SPOTLIGHT | TINKER HATFIELD
photo manipulation by nacrowe
ABSTRACT: THE ART OF DESIGN is an ongoing NETFLIX series of documentaries that highlights exemplars associated with various fields of DESIGN. in this entry i am focused on the episode related to the revolutionary and widely-admired creative work of the modern AMERICAN shoe designer TINKER HATFIELD.
i think whats remarkable about the HATFIELD is the fact that these coveted objects he's manifested throughout the years via his collaborations with NIKE and various athletes are all in a sense engineering solutions to specific problems. by definition his designs are pragmatic in approach. it makes sense when you take out of the conversation how much influence the AIR JORDAN and AIR MAX lines have had on urban fashion and popular AMERICAN culture through the preceding decades.
but again, as originally conceived, form followed function. not the other way around. in terms of narrative, this episode does such by using a current technical objective at the time of filming (an adaptive-lacing technology called E.A.R.L. created during development for the AIR MAG) to contextualize his design process before going back and discussing solutions to past problems (i.e. the parameters that led to the AIR TRAINER 1, AIR TECH CHALLENGE 2, AIR JORDAN 3 and AIR JORDAN 20). the lacing system came out of the reality that by the time basketball players become professional, their feet have been mangled and deformed due to over tightening their laces over many years. he thought that if there was a shoe that could loosen and tighten during inactive parts of a game (free throw, sitting on the bench, etc), that such would be of long-term benefit to the athletes themselves.
HATFIELD also displays the curiosity and open-mindedness to take inspiration from unconventional sources to incorporate into his designs. my guess is that this is probably due to his architectural and engineering background where multiple solutions can satiate specific site parameters. this ability doesnt break from function informing form, if anything it spurs it. examples of this range from the POMPIDOU CENTER in PARIS inspiring him to make NIKE's pressurized air units visible to FIGHTER JETS and PANTHERS informing design choices for various AIR JORDAN models (5 and 13, respectively). there is a definite storytelling aspect to his work which carries over with the NIKE range write large, as such engages the consumer base in a way that transcends mere performance and technical capabilities of the product.
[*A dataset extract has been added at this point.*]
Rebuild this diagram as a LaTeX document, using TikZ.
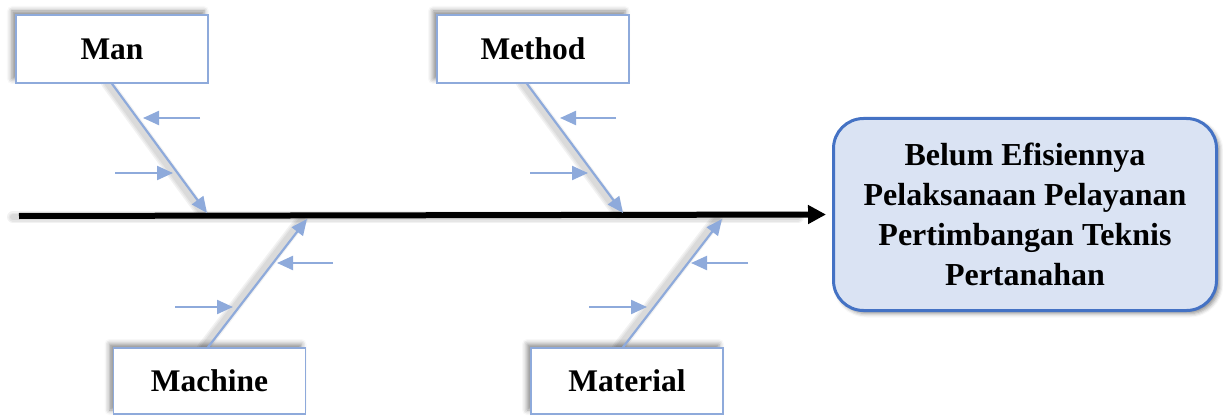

MICHAEL JORDAN is obviously the cornerstone example, but HATFIELD also mentions how meeting then-TENNIS upstart ANDRE AGASSI informed his conception of him as being ANTI-COUNTRY CLUB and created products that bolstered that image entirely. in this sense, the athlete and his personality helped inform the design of his products, which were often neon-colored and loud, which was absolutely anathema to the crusty, conservative white traditionally worn on court.
the work of HATFIELD is renowned for its ability to address the needs of his clients while also presenting big, disruptive ideas that have largely defined the market several times over.
i appreciate him if only because the black/cement AIR JORDAN 3s are the most gorgeous basketball shoe ever. period.